Lamentavelmente o nepotismo militante tornou-se uma marca central da política paranaense desde a redemocratização dos anos 80. Os políticos profissionais, que nos prometeram mudanças, tornaram-se as novas famílias governamentais e constituíram grandes redes políticas de nepotismo, com consequências muito problemáticas para a modernização e transparência no Paraná. A Assembleia Legis­­lativa, a casa da democracia no Poder Legislativo, é a cara da política paranaense sob o signo do nepotismo e das irregularidades. Nas eleições de 2010 a grande maioria dos novos parlamentares integra a bancada de filhos e parentes de políticos profissionais, que é a maior da Assembleia.
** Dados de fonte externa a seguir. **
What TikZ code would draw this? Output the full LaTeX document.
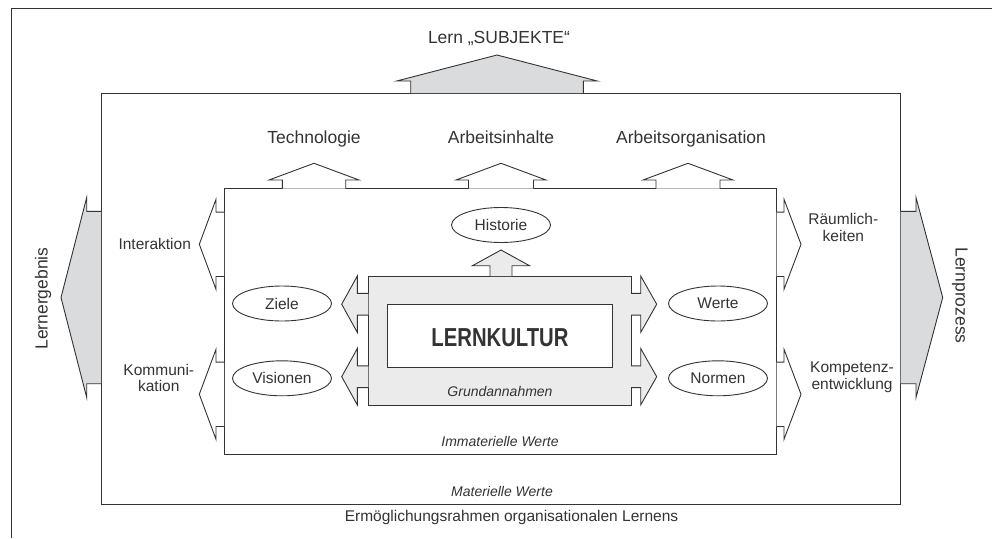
\documentclass[tikz,border=0pt]{standalone}
\usepackage{fontspec}
\setmainfont{Liberation Sans}
\usetikzlibrary{shapes.geometric}
\definecolor{ink}{HTML}{333333}
\definecolor{bigfill}{HTML}{DADBDD}
\definecolor{boxfill}{HTML}{EBEBEB}
% vertical block arrow: cx, base, headbase, tip, shaft half width, head half width, fill
\newcommand{\blkv}[7]{%
  \fill[#7] ({#1-#5},#2) -- ({#1-#5},#3) -- ({#1-#6},#3) -- (#1,#4) -- ({#1+#6},#3) -- ({#1+#5},#3) -- ({#1+#5},#2) -- cycle;
  \draw[line] ({#1-#5},#2) -- ({#1-#5},#3) -- ({#1-#6},#3) -- (#1,#4) -- ({#1+#6},#3) -- ({#1+#5},#3) -- ({#1+#5},#2);}
% horizontal block arrow: cy, base, headbase, tip, shaft half width, head half width, fill
\newcommand{\blkh}[7]{%
  \fill[#7] (#2,{#1-#5}) -- (#3,{#1-#5}) -- (#3,{#1-#6}) -- (#4,#1) -- (#3,{#1+#6}) -- (#3,{#1+#5}) -- (#2,{#1+#5}) -- cycle;
  \draw[line] (#2,{#1-#5}) -- (#3,{#1-#5}) -- (#3,{#1-#6}) -- (#4,#1) -- (#3,{#1+#6}) -- (#3,{#1+#5}) -- (#2,{#1+#5});}
\tikzset{
  line/.style={draw=ink, line width=0.9pt, line join=miter},
  box/.style={line, rectangle, inner sep=0pt, outer sep=0pt},
  oval/.style={line, ellipse, minimum width=99pt, minimum height=35pt, inner sep=0pt, text=ink, font=\fontsize{15.5}{17}\selectfont},
  toplbl/.style={anchor=base, text=ink, inner sep=0pt, font=\fontsize{17.5}{19}\selectfont},
  sidelbl/.style={anchor=base, text=ink, inner sep=0pt, align=center, font=\fontsize{15.5}{16.7}\selectfont},
  itlbl/.style={anchor=base, text=ink, inner sep=0pt, font=\fontsize{14}{16}\selectfont\itshape},
}
\begin{document}
\begin{tikzpicture}[x=1pt,y=-1pt]
\useasboundingbox (0,0) rectangle (992,538);
% outer frame
\coordinate (fbl) at (11,538);
\coordinate (ftl) at (11,8);
\coordinate (ftr) at (992,8);
\draw[line] (fbl) -- (ftl) -- (ftr);
% materielle Werte box
\node[box, minimum width=799.7pt, minimum height=411.5pt] (mat) at (500.85,298.75) {};
% big arrows
\blkv{497}{93}{81}{55}{86.3}{100.3}{bigfill}
\blkh{297.5}{101}{86.7}{61}{86.2}{100}{bigfill}
\blkh{297.5}{900.7}{916}{942.7}{86.2}{100}{bigfill}
% immaterielle Werte box
\node[box, fill=white, minimum width=552.7pt, minimum height=265.8pt] (immat) at (500.35,321.4) {};
% arrows out of inner box
\blkv{314}{188.5}{180}{163.3}{31.7}{45}{white}
\blkv{501}{188.5}{180}{163.3}{32.5}{45}{white}
\blkv{688}{188.5}{180}{163.3}{32}{45}{white}
\blkh{244.3}{224}{216}{199.3}{32.2}{45}{white}
\blkh{394.3}{224}{216}{199.3}{32.2}{45}{white}
\blkh{244.3}{776.7}{784}{801}{32.2}{45}{white}
\blkh{394.3}{776.7}{784}{801}{32.2}{45}{white}
% Grundannahmen box
\node[box, fill=boxfill, minimum width=262.7pt, minimum height=129pt] (grund) at (499.65,340.5) {};
\node[box, fill=white, minimum width=225pt, minimum height=62.7pt] (lk) at (499.8,335.65) {};
% arrows out of grey box
\blkv{501}{276}{265.7}{250}{11}{28.5}{boxfill}
\blkh{304.2}{368.3}{357.3}{341.7}{10.9}{28.2}{boxfill}
\blkh{376.7}{368.3}{357.3}{341.7}{10.9}{28.2}{boxfill}
\blkh{304.2}{631}{640.7}{656.7}{10.9}{28.2}{boxfill}
\blkh{376.7}{631}{640.7}{656.7}{10.9}{28.2}{boxfill}
% ovals
\node[oval] (hist) at (501,225) {Historie};
\node[oval] (ziele) at (282,303.5) {Ziele};
\node[oval] (vis) at (282,378.3) {Visionen};
\node[oval] (werte) at (718,303.5) {Werte};
\node[oval] (norm) at (718,378.3) {Normen};
% texts
\node[anchor=base, text=ink, inner sep=0pt, font=\fontsize{26}{28}\selectfont\bfseries] (lktxt) at (500,346.7) {\scalebox{0.78}[1]{LERNKULTUR}};
\node[itlbl] (grundtxt) at (500,396) {Grundannahmen};
\node[itlbl] (immattxt) at (500,446.7) {Immaterielle Werte};
\node[itlbl] (mattxt) at (502,496.7) {Materielle Werte};
\node[anchor=base, text=ink, inner sep=0pt, font=\fontsize{15.5}{17}\selectfont] (erm) at (511.5,521.7) {Ermöglichungsrahmen organisationalen Lernens};
\node[toplbl] (subj) at (499,43.3) {Lern „SUBJEKTE“};
\node[toplbl] (tech) at (314,143.3) {Technologie};
\node[toplbl] (inh) at (501,143.3) {Arbeitsinhalte};
\node[toplbl] (org) at (691,143.3) {Arbeitsorganisation};
\node[sidelbl] (inter) at (154.7,249) {Interaktion};
\node[sidelbl] (komm) at (158.8,391.7) {Kommuni-\\kation};
\node[sidelbl] (raum) at (843.3,241) {Räumlich-\\keiten};
\node[sidelbl] (komp) at (852,389) {Kompetenz-\\entwicklung};
\node[anchor=base, rotate=90, text=ink, inner sep=0pt, font=\fontsize{17.5}{19}\selectfont] (erg) at (47.5,298.5) {Lernergebnis};
\node[anchor=base, rotate=-90, text=ink, inner sep=0pt, font=\fontsize{17.5}{19}\selectfont] (proz) at (955.5,295.5) {Lernprozess};
\end{tikzpicture}
\end{document}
É comum a prática de nepotismo cruzado?
O nepotismo cruzado existe também do ponto de vista institucional. Um poder beneficia o outro e ambos têm uma relação de cumplicidade entre si. O recente aumento de salários e de vantagens para os deputados (e para o poder Legislativo como um todo) teve uma contrapartida nos aumentos generalizados para o poder Judiciário, o Ministério Público, o Tribunal de Contas e até mesmo as custas judiciais e os cartórios foram beneficiados. O que mostra que todos os poderes ganharam muitas vantagens e benefícios repartidos somente entre eles, quando os mesmos poderes e instituições deveriam mutuamente se fiscalizar e se controlar, o que não acontece também em função de complexas redes de interesse e de parentesco, muitas atravessando os vários poderes e instituições.
Qual poder pratica mais o nepotismo? Como ele ocorre no Judiciário?
O Judiciário recebeu muitas críticas sobre o seu tradicional nepotismo e é um poder que teve de se modernizar em termos de contratações de parentes. O fato é que muitas carreiras jurídicas também são determinadas por parentesco, como mostra uma recente tese de doutorado sobre o Judiciário brasileiro : A Nobreza togada: as elites jurídicas e a política da Justiça no Brasil. A magistratura paranaense também é caracterizada por determinadas relações de poder pautadas no parentesco, como pesquisas atuais sobre o judiciário regional revelarão. Muitas vezes os mesmos sobrenomes aparecem nos diferentes poderes, mas a modernização, a transparência, a meritocracia e a democracia triunfarão.